There are obvious concerns that JJ Abrams might not be the right man to helm Star Wars films given that his last effort, The Force Awakens, was crap and The Last Jedi surprisingly good. Just to rub it in, the director of the latter, Rian Johnson, has wowed the critics with his reinvention of the whodunnit genre, Knives Out (Dec 5; 85), starring Daniel Craig as a detective quizzing a who’s who of suspects. The visionary exploded onto the scene with Brick in 2005 – before going mainstream with Looper in 2012, followed by three standout episodes of Breaking Bad – but he apparently turned down the chance to oversee Episode 9.

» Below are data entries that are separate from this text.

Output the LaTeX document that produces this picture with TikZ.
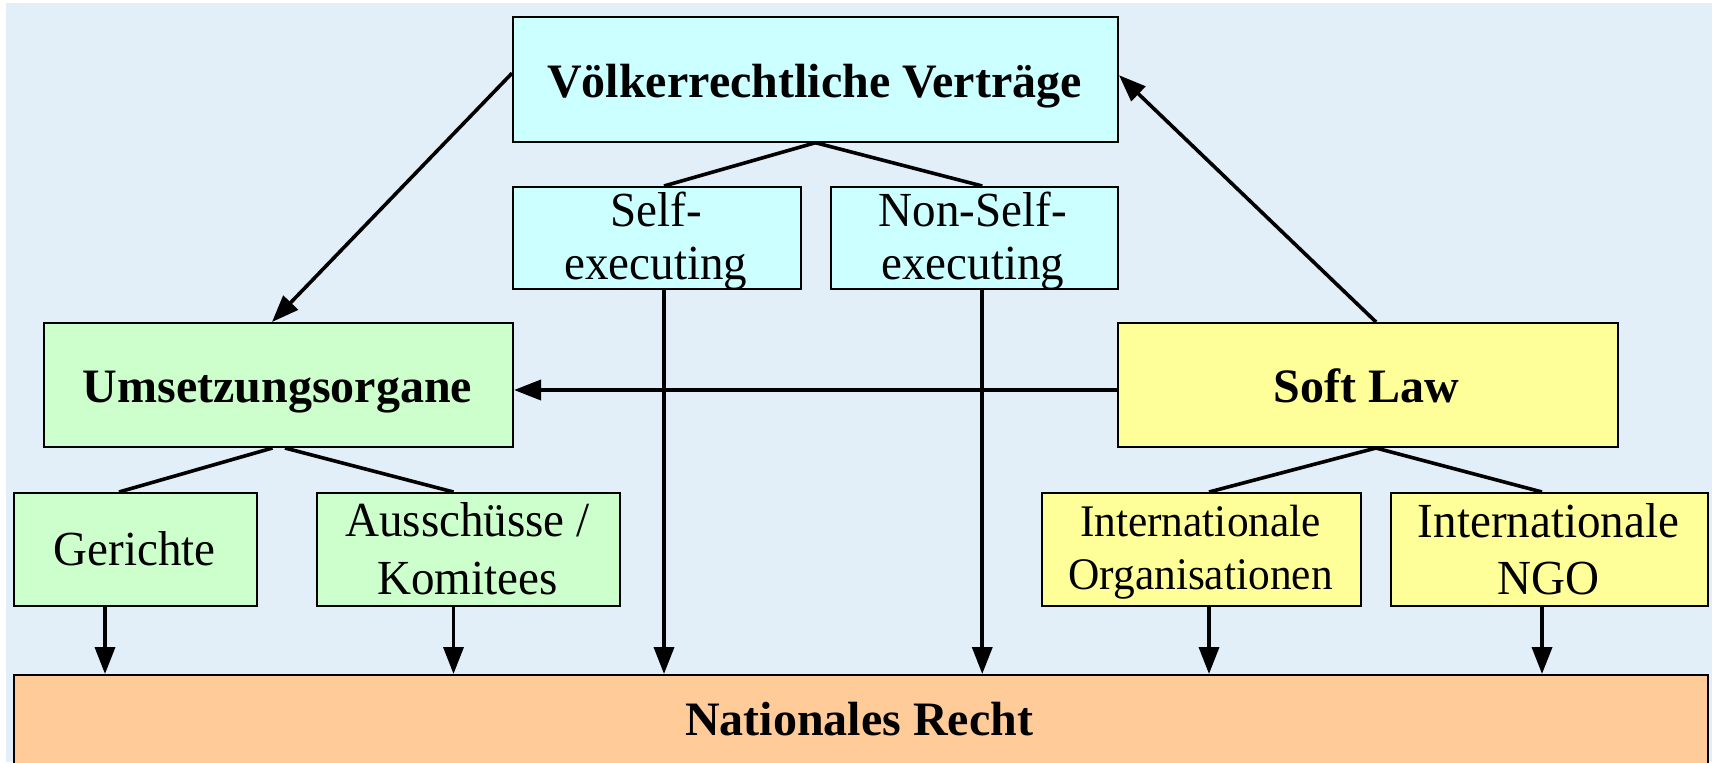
\documentclass[tikz,border=0pt]{standalone}
\usepackage{fontspec}
\setmainfont{Liberation Serif}
\newfontfamily\regfam{Liberation Serif}[FakeStretch=0.96]
\usetikzlibrary{arrows.meta}
\definecolor{bgblue}{HTML}{E2EEF8}
\definecolor{cyanbox}{HTML}{CCFFFF}
\definecolor{greenbox}{HTML}{CCFFCC}
\definecolor{yellowbox}{HTML}{FFFF99}
\definecolor{orangebox}{HTML}{FFCC99}
\begin{document}
\begin{tikzpicture}[x=0.5pt,y=-0.5pt,
  box/.style={draw=black, line width=1pt, inner sep=0pt, anchor=north west},
  cbox/.style={box, fill=cyanbox},
  gbox/.style={box, fill=greenbox},
  ybox/.style={box, fill=yellowbox},
  obox/.style={box, fill=orangebox},
  btxt/.style={anchor=base, inner sep=0pt, font=\fontsize{24}{27}\selectfont\bfseries},
  rtxt/.style={anchor=base, inner sep=0pt, font=\regfam\fontsize{24.5}{27}\selectfont},
  stxt/.style={anchor=base, inner sep=0pt, font=\regfam\fontsize{22.6}{26}\selectfont},
  ln/.style={line width=1.8pt, black},
  arr/.style={ln, -{Triangle[length=13.5pt,width=10pt]}}
]
\useasboundingbox (0,0) rectangle (1712,762);
\clip (0,0) rectangle (1712,762);
\fill[bgblue] (5.5,2.7) rectangle (1712,762);

% boxes
\node[cbox, minimum width=302.5pt, minimum height=62.5pt] (V) at (512,15.7) {};
\node[cbox, minimum width=144pt, minimum height=51pt] (S) at (512,186) {};
\node[cbox, minimum width=143.75pt, minimum height=51pt] (N) at (829.5,186) {};
\node[gbox, minimum width=234.5pt, minimum height=62pt] (U) at (43,322) {};
\node[ybox, minimum width=250pt, minimum height=62pt] (L) at (1116.5,322) {};
\node[gbox, minimum width=121.5pt, minimum height=56.5pt] (G) at (13,492) {};
\node[gbox, minimum width=151.5pt, minimum height=56.5pt] (A) at (316,492) {};
\node[ybox, minimum width=159.5pt, minimum height=56.5pt] (IO) at (1041,492) {};
\node[ybox, minimum width=158.5pt, minimum height=56.5pt] (NGO) at (1390,492) {};
\node[obox, minimum width=847pt, minimum height=48pt] (R) at (13,674) {};

% texts
\node[btxt] (Vt) at (814.5,97) {Völkerrechtliche Verträge};
\node[rtxt] (St1) at (656,226) {Self-};
\node[rtxt] (St2) at (656,279) {executing};
\node[rtxt] (Nt1) at (973,226) {Non-Self-};
\node[rtxt] (Nt2) at (973,279) {executing};
\node[btxt] (Ut) at (277.5,402) {Umsetzungsorgane};
\node[btxt] (Lt) at (1366.5,402) {Soft Law};
\node[rtxt] (Gt) at (134.5,565) {Gerichte};
\node[rtxt] (At1) at (467.5,536) {Ausschüsse /};
\node[rtxt] (At2) at (467.5,594) {Komitees};
\node[stxt] (IOt1) at (1200.5,536) {Internationale};
\node[stxt] (IOt2) at (1200.5,589) {Organisationen};
\node[rtxt] (NGOt1) at (1548.5,537) {Internationale};
\node[rtxt] (NGOt2) at (1548.5,594) {NGO};
\node[btxt] (Rt) at (859,735) {Nationales Recht};

% connectors
\draw[arr] ([yshift=3pt]V.west) -- ([xshift=-3.25pt]U.north);
\draw[arr] ([xshift=4.25pt]L.north) -- ([yshift=2pt]V.east);
\draw[arr] ([yshift=-2.5pt]L.west) -- ([yshift=-2.5pt]U.east);

\draw[ln] (V.south) -- ([xshift=3.5pt]S.north);
\draw[ln] (V.south) -- ([xshift=4pt]N.north);
\draw[arr] ([xshift=3.5pt]S.south) coordinate (s1) -- (s1 |- R.north);
\draw[arr] ([xshift=4pt]N.south) coordinate (n1) -- (n1 |- R.north);

\draw[ln] ([xshift=-3pt]U.south) -- ([xshift=-8.25pt]G.north);
\draw[ln] ([xshift=3.25pt]U.south) -- ([xshift=-7.5pt]A.north);
\draw[arr] ([xshift=-15.25pt]G.south) coordinate (g1) -- (g1 |- R.north);
\draw[arr] ([xshift=-7.5pt]A.south) coordinate (a1) -- (a1 |- R.north);

\draw[ln] ([xshift=4.25pt]L.south) -- ([xshift=3.75pt]IO.north);
\draw[ln] ([xshift=4.25pt]L.south) -- ([xshift=-3.75pt]NGO.north);
\draw[arr] ([xshift=3.75pt]IO.south) coordinate (i1) -- (i1 |- R.north);
\draw[arr] ([xshift=-3.75pt]NGO.south) coordinate (o1) -- (o1 |- R.north);
\end{tikzpicture}
\end{document}
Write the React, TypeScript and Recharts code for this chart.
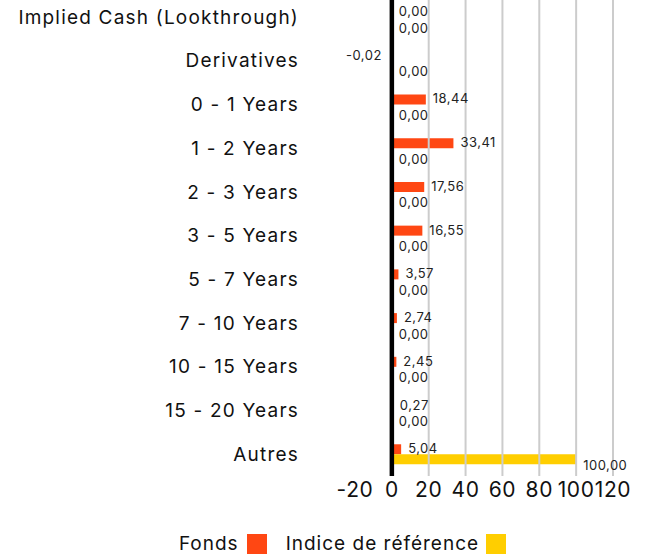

Talking of genre reinvention, South Korean movie Parasite (96; Dec 25) starts off as one kind of film, but ends up being completely another. The critics absolutely love it! And they’re also going crazy about Marriage Story (94; Nov 28 – and then on Netflix from Dec 6), starring Adam Driver and Scarlett Johansson (both of whom, along with the film, are second favourites for Oscars, while Laura Dern is odds-on to win Best Supporting Actress) as the couple at the centre of a mini-community imploding from the inside. Director Noah Baumbach based the story on his marriage to the actress Jennifer Jason Leigh – and she apparently likes it.

Shia Labeouf has also sourced his own life for the script of Honey Boy (71; Dec 19), in which he is ably supported by two ‘child actors’: the boy who would be king, British actor Noah Jupe (a standout as Auggie’s friend in Wonder), and the king in waiting, Lucas Hedges (Manchester by the Sea).

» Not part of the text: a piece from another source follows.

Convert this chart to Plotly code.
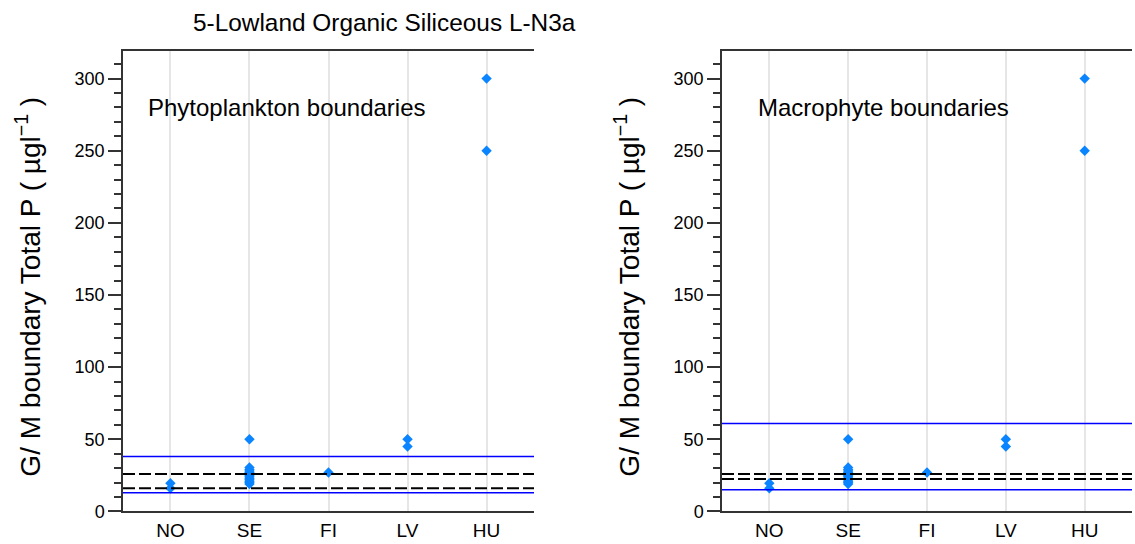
import plotly.graph_objects as go

# ---- data ----
categories = ["NO", "SE", "FI", "LV", "HU"]
point_country = ["NO", "NO",
                 "SE", "SE", "SE", "SE", "SE", "SE", "SE", "SE", "SE", "SE", "SE", "SE", "SE",
                 "FI", "LV", "LV", "HU", "HU"]
point_value = [16, 19.5,
               19, 20, 21, 22, 23, 24, 25, 26, 27, 28, 29, 30.5, 50,
               27, 45, 50, 250, 300]

phyto_solid = [13, 38]
phyto_dashed = [16, 26]
macro_solid = [15, 61]
macro_dashed = [22.5, 26]

panel_titles = ["Phytoplankton boundaries", "Macrophyte boundaries"]
main_title = "5-Lowland Organic Siliceous L-N3a"
y_label = "G/ M boundary Total P ( µgl<sup>−1</sup> )"
y_range = [0, 319.3]

W, H = 1135, 544
FONT = "Liberation Sans, Arial, sans-serif"
AXC = "#333333"

fig = go.Figure()

for i in range(2):
    xa = "x" if i == 0 else "x2"
    ya = "y" if i == 0 else "y2"
    fig.add_trace(go.Scatter(
        x=point_country, y=point_value, xaxis=xa, yaxis=ya,
        mode="markers", marker=dict(symbol="diamond", size=8, color="#0A84FF"),
        showlegend=False, hoverinfo="x+y"))

line_sets = [(phyto_solid, phyto_dashed, "x", "y"), (macro_solid, macro_dashed, "x2", "y2")]
for solid, dashed, xa, ya in line_sets:
    for v in solid:
        fig.add_shape(type="line", xref=f"{xa} domain", yref=ya, x0=0, x1=1, y0=v, y1=v,
                      line=dict(color="#0000FF", width=1.5))
    for v in dashed:
        fig.add_shape(type="line", xref=f"{xa} domain", yref=ya, x0=0, x1=1, y0=v, y1=v,
                      line=dict(color="#000000", width=2, dash="12px,4px"))

doms_x = [[123 / W, 534 / W], [722 / W, 1132 / W]]
dom_y = [1 - 521 / H, 1 - 51.7 / H]

def xaxis(dom, anchor):
    return dict(domain=dom, anchor=anchor, type="category", categoryorder="array",
                categoryarray=categories, range=[-0.6, 4.6],
                showgrid=True, gridcolor="#E6E6E6", gridwidth=1.5,
                showline=True, linecolor=AXC, linewidth=1.5, mirror=True,
                ticks="", zeroline=False, ticklabelstandoff=1,
                tickfont=dict(family=FONT, size=19, color="#000"))

def yaxis(anchor):
    return dict(domain=dom_y, anchor=anchor, range=y_range, showgrid=False, zeroline=False,
                showline=True, linecolor=AXC, linewidth=1.5,
                ticks="outside", ticklen=13, tickwidth=1.5, tickcolor=AXC, dtick=50, tick0=0,
                minor=dict(dtick=10, tick0=0, ticks="outside", ticklen=7, tickwidth=1.5, tickcolor=AXC),
                ticklabelstandoff=0,
                tickfont=dict(family=FONT, size=18, color="#000"))

def yaxis_right(overlay, anchor):
    return dict(domain=dom_y, anchor=anchor, overlaying=overlay, side="right", range=y_range,
                showgrid=False, zeroline=False, showline=True, linecolor=AXC, linewidth=1.5,
                ticks="outside", ticklen=7, tickwidth=1.5, tickcolor=AXC, dtick=10, tick0=0,
                showticklabels=False)

fig.update_layout(
    width=W, height=H, margin=dict(l=0, r=0, t=0, b=0),
    paper_bgcolor="white", plot_bgcolor="white",
    font=dict(family=FONT, color="#000"),
    xaxis=xaxis(doms_x[0], "y"), yaxis=yaxis("x"),
    xaxis2=xaxis(doms_x[1], "y2"), yaxis2=yaxis("x2"),
    yaxis3=yaxis_right("y", "x"), yaxis4=yaxis_right("y2", "x2"),
)

annotations = [
    dict(text=main_title, x=384 / W, y=1 - 23 / H, xref="paper", yref="paper",
         xanchor="center", yanchor="middle", showarrow=False,
         font=dict(family=FONT, size=24.4, color="#000")),
    dict(text=panel_titles[0], x=146 / W, y=1 - 110 / H, xref="paper", yref="paper",
         xanchor="left", yanchor="middle", showarrow=False,
         font=dict(family=FONT, size=24, color="#000")),
    dict(text=panel_titles[1], x=756 / W, y=1 - 110 / H, xref="paper", yref="paper",
         xanchor="left", yanchor="middle", showarrow=False,
         font=dict(family=FONT, size=24, color="#000")),
    dict(text=y_label, x=28 / W, y=1 - 292 / H, xref="paper", yref="paper",
         xanchor="center", yanchor="middle", textangle=-90, showarrow=False,
         font=dict(family=FONT, size=28, color="#000")),
    dict(text=y_label, x=627 / W, y=1 - 292 / H, xref="paper", yref="paper",
         xanchor="center", yanchor="middle", textangle=-90, showarrow=False,
         font=dict(family=FONT, size=28, color="#000")),
]
fig.update_layout(annotations=annotations)

fig.write_html("out.html", config={"displayModeBar": False},
               post_script="document.body.style.margin='0px';document.body.style.overflow='hidden';")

Ken Loach has again taken inspiration from austerity Britain – he really doesn’t have to look very far – for Sorry We Missed You (79; Dec 12), a Newcastle-based tale about a father struggling with his zero hours contract. True life has also inspired The Two Popes (82; Dec 20 on Netflix), as Pope Benedict (Anthony Hopkins) puts his foot down to become the first pontiff since 1415 to retire, clearing the way for a younger, more reformist replacement, Pope Francis (Jonathan Pryce). And Bruce Springsteen has fashioned a film about his latest album, Western Stars (84; Nov 28), which will no doubt please his legions of fans in Denmark.

Bury him six feet under!
Overall, that’s quite a line-up, so inevitably there have to be some bridesmaids, or in the case of Jumaji: The Next Level (NRW; Dec 5) and Cats (NRW; Dec 25), with Christmas on the way, absolute turkeys. Both films look absolutely ridiculous.

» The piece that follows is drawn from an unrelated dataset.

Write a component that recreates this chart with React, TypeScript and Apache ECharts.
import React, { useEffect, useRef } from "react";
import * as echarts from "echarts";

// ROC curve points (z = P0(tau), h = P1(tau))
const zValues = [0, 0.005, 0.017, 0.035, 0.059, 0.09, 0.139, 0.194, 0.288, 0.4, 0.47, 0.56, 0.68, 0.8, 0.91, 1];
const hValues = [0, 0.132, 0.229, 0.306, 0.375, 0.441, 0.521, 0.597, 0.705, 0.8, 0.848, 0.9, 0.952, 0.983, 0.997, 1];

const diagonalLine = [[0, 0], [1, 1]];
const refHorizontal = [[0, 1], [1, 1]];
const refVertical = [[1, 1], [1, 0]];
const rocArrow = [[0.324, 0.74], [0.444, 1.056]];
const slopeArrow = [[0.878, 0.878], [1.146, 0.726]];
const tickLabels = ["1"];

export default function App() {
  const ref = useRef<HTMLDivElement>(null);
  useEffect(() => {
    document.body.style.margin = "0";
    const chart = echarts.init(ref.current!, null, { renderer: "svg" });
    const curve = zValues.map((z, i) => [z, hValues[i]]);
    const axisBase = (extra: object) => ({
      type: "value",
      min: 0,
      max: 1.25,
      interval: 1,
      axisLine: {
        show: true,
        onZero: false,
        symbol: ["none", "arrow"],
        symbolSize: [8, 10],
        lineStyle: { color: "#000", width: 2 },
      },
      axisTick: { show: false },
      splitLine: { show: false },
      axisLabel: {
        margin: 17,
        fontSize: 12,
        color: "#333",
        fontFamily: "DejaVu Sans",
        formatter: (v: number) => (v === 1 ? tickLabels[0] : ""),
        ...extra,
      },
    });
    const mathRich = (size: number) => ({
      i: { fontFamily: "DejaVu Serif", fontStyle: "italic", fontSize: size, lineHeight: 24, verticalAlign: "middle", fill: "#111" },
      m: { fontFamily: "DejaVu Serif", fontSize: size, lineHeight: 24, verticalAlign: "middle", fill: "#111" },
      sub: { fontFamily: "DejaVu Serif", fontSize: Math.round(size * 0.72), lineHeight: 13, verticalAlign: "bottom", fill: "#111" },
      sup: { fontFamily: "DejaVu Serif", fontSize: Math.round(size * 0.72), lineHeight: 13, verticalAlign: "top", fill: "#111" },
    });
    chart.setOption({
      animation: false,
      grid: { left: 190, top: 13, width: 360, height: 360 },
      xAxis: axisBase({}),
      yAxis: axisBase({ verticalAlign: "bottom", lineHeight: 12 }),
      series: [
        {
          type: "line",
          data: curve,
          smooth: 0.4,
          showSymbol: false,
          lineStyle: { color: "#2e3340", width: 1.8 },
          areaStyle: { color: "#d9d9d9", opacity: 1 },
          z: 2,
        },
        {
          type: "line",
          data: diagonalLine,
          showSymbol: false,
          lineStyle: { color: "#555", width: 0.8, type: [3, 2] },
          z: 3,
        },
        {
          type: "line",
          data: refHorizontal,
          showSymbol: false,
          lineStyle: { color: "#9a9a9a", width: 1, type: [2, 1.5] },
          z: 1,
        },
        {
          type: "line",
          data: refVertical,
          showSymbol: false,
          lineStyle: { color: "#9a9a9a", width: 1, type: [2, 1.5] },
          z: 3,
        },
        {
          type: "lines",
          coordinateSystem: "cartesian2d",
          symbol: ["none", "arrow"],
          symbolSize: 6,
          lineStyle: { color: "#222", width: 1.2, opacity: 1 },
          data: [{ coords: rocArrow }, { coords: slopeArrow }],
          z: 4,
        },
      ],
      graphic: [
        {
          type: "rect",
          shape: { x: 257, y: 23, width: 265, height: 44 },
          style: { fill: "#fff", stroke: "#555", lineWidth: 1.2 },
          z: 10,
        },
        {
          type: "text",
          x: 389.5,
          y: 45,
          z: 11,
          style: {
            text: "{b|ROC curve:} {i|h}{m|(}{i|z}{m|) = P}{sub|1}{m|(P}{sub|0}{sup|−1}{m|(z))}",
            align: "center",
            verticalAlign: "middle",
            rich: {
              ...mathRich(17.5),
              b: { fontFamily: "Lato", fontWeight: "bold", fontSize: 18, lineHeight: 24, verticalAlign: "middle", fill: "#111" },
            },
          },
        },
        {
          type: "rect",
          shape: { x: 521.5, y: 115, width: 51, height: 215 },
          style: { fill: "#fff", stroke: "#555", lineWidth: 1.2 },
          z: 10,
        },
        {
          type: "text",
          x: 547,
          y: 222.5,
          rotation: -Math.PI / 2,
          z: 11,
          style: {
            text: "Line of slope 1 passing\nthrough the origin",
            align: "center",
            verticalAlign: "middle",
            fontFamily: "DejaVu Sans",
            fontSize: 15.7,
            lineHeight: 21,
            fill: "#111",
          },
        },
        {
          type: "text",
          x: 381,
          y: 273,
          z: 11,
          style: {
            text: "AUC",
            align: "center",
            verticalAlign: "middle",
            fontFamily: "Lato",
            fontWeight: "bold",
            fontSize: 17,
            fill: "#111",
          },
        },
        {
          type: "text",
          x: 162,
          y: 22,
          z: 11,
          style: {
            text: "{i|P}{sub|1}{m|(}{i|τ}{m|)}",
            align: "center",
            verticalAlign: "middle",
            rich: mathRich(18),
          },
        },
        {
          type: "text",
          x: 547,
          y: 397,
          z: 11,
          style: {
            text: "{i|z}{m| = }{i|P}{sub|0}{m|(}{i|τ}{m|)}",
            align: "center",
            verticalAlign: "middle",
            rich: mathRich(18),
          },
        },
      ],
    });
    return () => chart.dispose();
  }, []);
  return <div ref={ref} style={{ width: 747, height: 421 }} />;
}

So do cop thriller 21 Bridges (50; Jan 2), pointless reboot Charlies Angels (52; Jan 9) and valiant Jaws rip-off 47 meters down: Uncaged (a fitting 47; Dec 5), so they have done quite well to avoid being panned.

Netflix, meanwhile, might be dodging bullets once Michael Bay’s latest actioner 6 Underground comes out on the platform on December 13. They gave him 150 million dollars to spend and he somehow managed to produce “the worst movie poster ever created”, according to Slashfilm.

And it wouldn’t be an average month in Hollywood without a splattering of re-releases (Apocalypse Now: Final Cut, Nov 28; The Nightmare Before Christmas, Dec 12); an un-necessary remake (The Grudge, Jan 2); and an unavoidable sequel (Frozen 2, Dec 25).

Meanwhile, over on TV land, there’s not an awful lot to look forward to, with new seasons of Vikings (S6; HBO Nordic; Dec 5) and You (S2; Netflix; Dec 26) the month’s biggest hopes. Fuller House (S5; Netflix; Dec 6), Tell me a Story (S2; HBO Nordic; Dec 6) and Lost in Space (S2; Netflix; Dec 24) and new series V Wars (Netflix; Dec 5) and Virgin River (Netflix; Dec 6) all look like lame ducks.

No new hopes. We thought it might be Rian Johnson … but I guess (if what the monks told me was true) Jesus intervened.